In my informal survey, the minority, not dependent on social media music discovery, also agreed that while social media might bring to light something new, how you use it as a tool to discover more is where the trick lies. “Am I actively going on to social media to discover music? I don't think so. People still discover music as a byproduct of consuming certain types of content,” explains Hom Ray. This is where platforms such as Spotify, Apple Music and even YouTube fare much better for long-haul music discovery and appreciation. “If I'm on YouTube or Spotify, I trust their algorithm to intuitively know what kind of music I've been listening to and recommend similar tracks and similar artists,” she adds.
A symphonic revolution
Music in a fast-paced digital world is a quickly evolving phenomenon, where algorithms and artificial intelligence have their fingers in the pie. Meta for its part is continuing to nurture the human facet of music on social media. Instagram recently announced a Young Songwriters Program in collaboration with the Indian Performing Rights Society. “This partnership aims to discover, promote, and nurture the talented young songwriters of India.

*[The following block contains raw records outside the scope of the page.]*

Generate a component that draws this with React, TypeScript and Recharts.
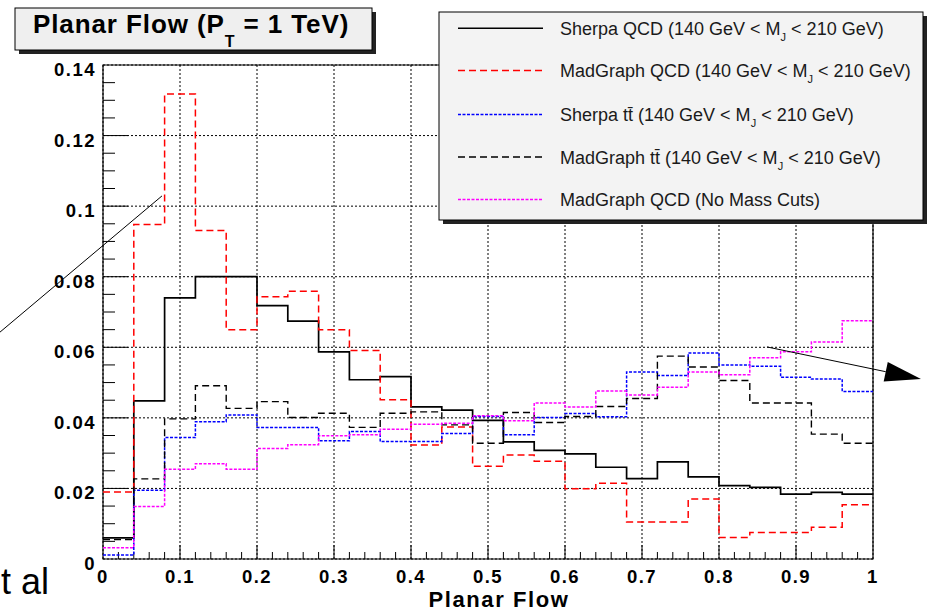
import React from 'react';
import { ComposedChart, Line, XAxis, YAxis, CartesianGrid, ReferenceLine, ReferenceArea } from 'recharts';

// histogram bin edges (25 bins of 0.04)
const binEdges = [0, 0.04, 0.08, 0.12, 0.16, 0.2, 0.24, 0.28, 0.32, 0.36, 0.4, 0.44, 0.48, 0.52, 0.56, 0.6, 0.64, 0.68, 0.72, 0.76, 0.8, 0.84, 0.88, 0.92, 0.96, 1.0];

const sherpaQcd = [0.006, 0.0448, 0.074, 0.08, 0.08, 0.0718, 0.0674, 0.0587, 0.0508, 0.0517, 0.0431, 0.0422, 0.0393, 0.0332, 0.0308, 0.0298, 0.026, 0.0228, 0.0275, 0.0233, 0.0208, 0.0203, 0.0184, 0.0189, 0.0184];
const madgraphQcd = [0.019, 0.0948, 0.1318, 0.0931, 0.065, 0.0743, 0.0759, 0.065, 0.0591, 0.0451, 0.0323, 0.0374, 0.0263, 0.0295, 0.0277, 0.0199, 0.0215, 0.0105, 0.0105, 0.017, 0.0061, 0.0075, 0.0075, 0.009, 0.0154];
const sherpaTt = [0.0011, 0.0195, 0.0344, 0.0389, 0.0408, 0.0373, 0.0373, 0.0335, 0.0361, 0.0333, 0.0333, 0.0356, 0.0404, 0.0352, 0.0401, 0.0412, 0.0403, 0.053, 0.052, 0.0584, 0.055, 0.0546, 0.0515, 0.051, 0.0475];
const madgraphTt = [0.0055, 0.0227, 0.0397, 0.0491, 0.0427, 0.0446, 0.0401, 0.0413, 0.0373, 0.0413, 0.0417, 0.038, 0.0328, 0.0415, 0.0387, 0.0404, 0.0432, 0.0455, 0.0575, 0.0544, 0.0506, 0.0442, 0.0442, 0.0354, 0.0328];
const madgraphNoCut = [0.0032, 0.0149, 0.0254, 0.027, 0.0254, 0.0313, 0.0324, 0.0349, 0.0352, 0.0368, 0.0382, 0.0385, 0.0406, 0.0392, 0.0442, 0.0431, 0.0476, 0.0465, 0.0487, 0.053, 0.0522, 0.057, 0.0587, 0.0615, 0.0675];

const xTicks = [0, 0.1, 0.2, 0.3, 0.4, 0.5, 0.6, 0.7, 0.8, 0.9, 1];
const xTickLabels = ['0', '0.1', '0.2', '0.3', '0.4', '0.5', '0.6', '0.7', '0.8', '0.9', '1'];
const yTicks = [0, 0.02, 0.04, 0.06, 0.08, 0.1, 0.12, 0.14];
const yTickLabels = ['0', '0.02', '0.04', '0.06', '0.08', '0.1', '0.12', '0.14'];

const series = [
  { key: 'sherpaQcd', label: 'Sherpa QCD', tt: false, cut: true, values: sherpaQcd, color: '#000', dash: undefined, width: 1.7 },
  { key: 'madgraphQcd', label: 'MadGraph QCD', tt: false, cut: true, values: madgraphQcd, color: '#ff0000', dash: '7 4', width: 1.5 },
  { key: 'sherpaTt', label: 'Sherpa t', tt: true, cut: true, values: sherpaTt, color: '#0000ff', dash: '3 1.5', width: 1.5 },
  { key: 'madgraphTt', label: 'MadGraph t', tt: true, cut: true, values: madgraphTt, color: '#000', dash: '7 4', width: 1.4 },
  { key: 'madgraphNoCut', label: 'MadGraph QCD (No Mass Cuts)', tt: false, cut: false, values: madgraphNoCut, color: '#ff00ff', dash: '3 1.5', width: 1.5 },
];

const data = binEdges.map((x, i) => {
  const row: Record<string, number> = { x };
  series.forEach((s) => {
    row[s.key] = s.values[Math.min(i, s.values.length - 1)];
  });
  return row;
});

// pixel -> data unit helpers for tick lengths
const PX_X = 1 / 770;
const PX_Y = 0.14 / 494;

const FONT = 'Liberation Sans, Arial, Helvetica, sans-serif';

const YTick = (props: any) => {
  const i = yTicks.findIndex((t) => Math.abs(t - props.payload.value) < 1e-9);
  return (
    <text x={96} y={props.y + 4.5} textAnchor="end" dominantBaseline="central"
      style={{ fontFamily: FONT, fontWeight: 700, fontSize: 18.5, letterSpacing: 1.5 }} fill="#000">
      {yTickLabels[i]}
    </text>
  );
};

const XTick = (props: any) => {
  const i = xTicks.findIndex((t) => Math.abs(t - props.payload.value) < 1e-9);
  return (
    <text x={props.x} y={576} textAnchor="middle" dominantBaseline="central"
      style={{ fontFamily: FONT, fontWeight: 700, fontSize: 18.5, letterSpacing: 1.5 }} fill="#000">
      {xTickLabels[i]}
    </text>
  );
};

const ArrowShape = (props: any) => {
  const { x1, y1, x2, y2 } = props;
  const len = Math.hypot(x2 - x1, y2 - y1);
  const ux = (x2 - x1) / len;
  const uy = (y2 - y1) / len;
  const bx = x2 - ux * 36;
  const by = y2 - uy * 36;
  const pts = `${x2},${y2} ${bx - uy * 10},${by + ux * 10} ${bx + uy * 10},${by - ux * 10}`;
  return (
    <g>
      <line x1={x1} y1={y1} x2={bx} y2={by} stroke="#000" strokeWidth={1} />
      <polygon points={pts} fill="#000" />
    </g>
  );
};

const yMinor: number[] = [];
for (let k = 1; k < 28; k++) if (k % 4 !== 0) yMinor.push(k * 0.005);
const yMajor = yTicks.slice(1, -1);
const xMinor: number[] = [];
for (let k = 1; k < 50; k++) if (k % 5 !== 0) xMinor.push(k * 0.02);
const xMajor = xTicks.slice(1, -1);

const legendRows = [28.3, 70.5, 114.5, 157, 199.5];

export default function App() {
  return (
    <div style={{ position: 'absolute', left: 0, top: 0, width: 936, height: 613, background: '#fff' }}>
      <ComposedChart width={936} height={613} data={data} margin={{ top: 65, right: 63, left: 0, bottom: 0 }}>
        <CartesianGrid stroke="#000" strokeDasharray="2 2" strokeWidth={1} />
        <XAxis type="number" dataKey="x" domain={[0, 1]} ticks={xTicks} height={54}
          axisLine={false} tickLine={false} tickSize={0} tick={<XTick />} interval={0} />
        <YAxis type="number" domain={[0, 0.14]} ticks={yTicks} width={103}
          axisLine={false} tickLine={false} tickSize={0} tick={<YTick />} interval={0} />
        <ReferenceArea x1={0} x2={1} y1={0} y2={0.14} fill="none" fillOpacity={0} stroke="#000" strokeWidth={1.2} />
        {yMinor.map((v) => (
          <ReferenceLine key={'ym' + v} segment={[{ x: 0, y: v }, { x: 12 * PX_X, y: v }]} stroke="#000" strokeWidth={1} />
        ))}
        {yMajor.map((v) => (
          <ReferenceLine key={'yM' + v} segment={[{ x: 0, y: v }, { x: 25 * PX_X, y: v }]} stroke="#000" strokeWidth={1} />
        ))}
        {xMinor.map((v) => (
          <ReferenceLine key={'xm' + v} segment={[{ x: v, y: 0 }, { x: v, y: 7 * PX_Y }]} stroke="#000" strokeWidth={1} />
        ))}
        {xMajor.map((v) => (
          <ReferenceLine key={'xM' + v} segment={[{ x: v, y: 0 }, { x: v, y: 14 * PX_Y }]} stroke="#000" strokeWidth={1} />
        ))}
        {series.map((s) => (
          <Line key={s.key} dataKey={s.key} type="stepAfter" stroke={s.color} strokeWidth={s.width}
            strokeDasharray={s.dash} dot={false} activeDot={false} isAnimationActive={false} />
        ))}
        {/* annotation lines from the slide */}
        <ReferenceLine ifOverflow="visible" segment={[{ x: -0.1338, y: 0.0643 }, { x: 0.0766, y: 0.1029 }]} stroke="#000" strokeWidth={1} />
        <ReferenceLine ifOverflow="visible" segment={[{ x: 0.8623, y: 0.0601 }, { x: 1.0623, y: 0.051 }]} shape={ArrowShape} />
      </ComposedChart>

      <svg width={936} height={613} style={{ position: 'absolute', left: 0, top: 0, pointerEvents: 'none' }}>
        {/* title box */}
        <rect x={19} y={12} width={357} height={42} fill="#222" />
        <rect x={15} y={8} width={357} height={42} fill="#efefef" stroke="#000" strokeWidth={1} />
        <text x={33} y={33} style={{ fontFamily: FONT, fontWeight: 700, fontSize: 26, letterSpacing: 0.9 }} fill="#000">
          Planar Flow (P
          <tspan dy={14} fontSize={16}>T</tspan>
          <tspan dy={-14}> = 1 TeV)</tspan>
        </text>

        {/* legend */}
        <rect x={443} y={16} width={484} height={208} fill="#222" />
        <rect x={439} y={12} width={484} height={208} fill="#f3f3f3" stroke="#000" strokeWidth={1} />
        {series.map((s, i) => (
          <g key={s.key}>
            <line x1={458} x2={543} y1={legendRows[i]} y2={legendRows[i]} stroke={s.color}
              strokeWidth={s.color === '#000' && !s.dash ? 1.5 : 1.3} strokeDasharray={s.dash} />
            <text x={560} y={legendRows[i] + 6.5} style={{ fontFamily: FONT, fontSize: 18 }} fill="#1a1a1a">
              {s.cut ? (
                <>
                  {s.label}{s.tt ? 't\u0304' : ''} (140 GeV &lt; M
                  <tspan dy={6} fontSize={11}>J</tspan>
                  <tspan dy={-6}> &lt; 210 GeV)</tspan>
                </>
              ) : s.label}
            </text>
          </g>
        ))}

        {/* axis title */}
        <text x={499} y={607} textAnchor="middle" style={{ fontFamily: FONT, fontWeight: 700, fontSize: 22, letterSpacing: 1.6 }} fill="#000">
          Planar Flow
        </text>

        {/* clipped slide text */}
        <text x={1} y={594} style={{ fontFamily: FONT, fontSize: 36 }} fill="#000">t al</text>
      </svg>
    </div>
  );
}
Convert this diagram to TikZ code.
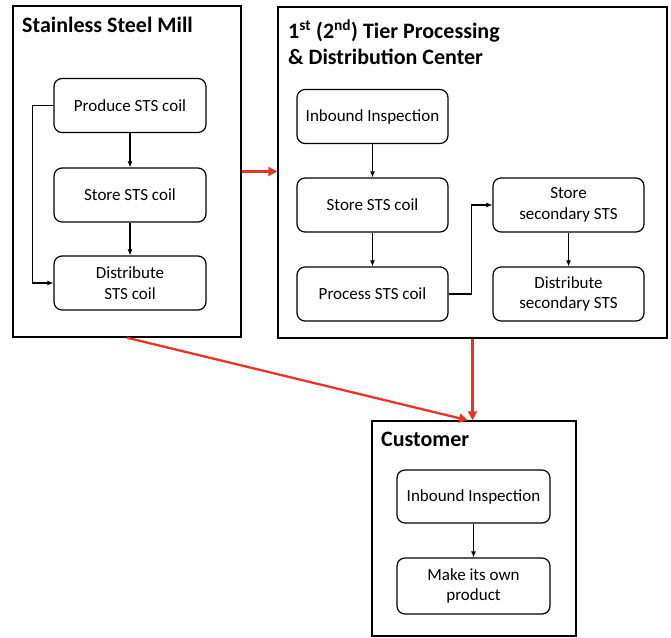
\documentclass[tikz,border=0pt]{standalone}
\usepackage{fontspec}
\setmainfont{Carlito}
\usetikzlibrary{arrows.meta}
\definecolor{flowred}{RGB}{232,52,38}

\begin{document}
\begin{tikzpicture}[x = 1pt, y = -1pt,
    frame/.style = {draw, line width = 1.4pt, inner sep = 0pt},
    task/.style = {draw, rounded corners = 8pt, line width = 1.2pt, minimum width = 152pt,
      minimum height = 54pt, inner sep = 2pt, align = center, font = \fontsize{17}{20.4}\selectfont},
    title/.style = {anchor = west, inner sep = 0pt, align = left, font = \fontsize{22}{26}\selectfont\bfseries},
    flow/.style = {-{Latex[length = 6pt, width = 5pt]}, line width = 1.1pt},
    supply/.style = {-{Triangle[length = 9pt, width = 9pt]}, line width = 2.3pt, flowred}]
    \useasboundingbox (0,0) rectangle (671,637);

    % stainless steel mill
    \node [frame, minimum width = 228pt, minimum height = 331pt] (mill) at (127,171.5) {};
    \node [title] (milltitle) at (22,25) {Stainless Steel Mill};
    \node [task] (produce) at (130,105.5) {Produce STS coil};
    \node [task] (millstore) at (130,195) {Store STS coil};
    \node [task] (milldist) at (130,283) {Distribute\\STS coil};
    \draw [flow] (produce) -- (millstore);
    \draw [flow] (millstore) -- (milldist);
    \draw [flow] (produce.west) -- ++(-21,0) |- (milldist.west);

    % processing and distribution center
    \node [frame, minimum width = 389pt, minimum height = 331pt] (center) at (472.5,172.5) {};
    \node [title] (centertitle) at (288,42) {1\textsuperscript{st} (2\textsuperscript{nd}) Tier Processing\\\& Distribution Center};
    \node [task, minimum width = 151pt] (inspect) at (372.5,116.5) {Inbound Inspection};
    \node [task, minimum width = 151pt] (centerstore) at (372.5,205) {Store STS coil};
    \node [task, minimum width = 151pt] (process) at (372.5,294) {Process STS coil};
    \node [task, minimum width = 151pt] (secstore) at (568.5,205) {Store\\secondary STS};
    \node [task, minimum width = 151pt] (secdist) at (568.5,294) {Distribute\\secondary STS};
    \draw [flow] (inspect) -- (centerstore);
    \draw [flow] (centerstore) -- (process);
    \draw [flow] (process.east) -- ++(23,0) |- (secstore.west);
    \draw [flow] (secstore) -- (secdist);

    % customer
    \node [frame, minimum width = 204pt, minimum height = 215pt] (customer) at (474,528.5) {};
    \node [title] (customertitle) at (381,439) {Customer};
    \node [task, minimum width = 153pt, minimum height = 53pt] (custinspect) at (473.5,496.5) {Inbound Inspection};
    \node [task, minimum width = 153pt, minimum height = 56pt] (make) at (473.5,586) {Make its own\\product};
    \draw [flow] (custinspect) -- (make);

    % supply chain
    \draw [supply] (mill.east) -- (mill.east -| center.west);
    \draw [supply] (mill.south) -- ([xshift = -6pt]customer.north);
    \draw [supply] (center.south) -- (center.south |- customer.north);
\end{tikzpicture}
\end{document}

We also partnered with some of the biggest music labels in India, such as Universal Music India, Sony Music India, Zee Music, Yash Raj Music, Saregama Music and more, to celebrate the resurgence of retro music on our platforms. The program, called ‘Retro on Reels’, is all about reimagining classic catalog songs, giving them a fresh twist, and releasing them on Reels and music streaming platforms,” informs Sharma.
For a music label, it means being serious about putting the spotlight on the musician. “Social media has truly empowered Indian artists, providing them with newfound independence, revenue streams, and direct avenues for fan interaction and audience optimisation, that is further enhanced with the support of technology firms like Believe. It's an extraordinary time for artists to thrive in this era of boundless opportunities and creative freedom by putting out more and more independent content that they have higher control over,” says Sharada.
However, the independent artiste still wants more skin in the game and inclusiveness. “I really hope it becomes inclusive, decentralised, resource-efficient, and equitable. It's a tiny speck of the urban demographic that can even imagine being a part of this ‘scene’. I wonder when we can stop negotiating our presence and actually focus on documenting overlooked stories via arts and have sufficient resources to begin exploring the depths of versatile aspects of existence,” says Jayakumar.
Jayakumar also pins the limited inclusion as a key reason for creative monotony. “It’s very exclusive, imitative, and hence, the narratives are homogenous and specific only to a certain kind,” she says. To this, Hom Ray adds, “I think as a music lover I would want more musicians and more artists to actually get their due by way of revenue because it is one of the biggest reasons people don't get into music actively. I'd want musicians and artists to get their due from social media.”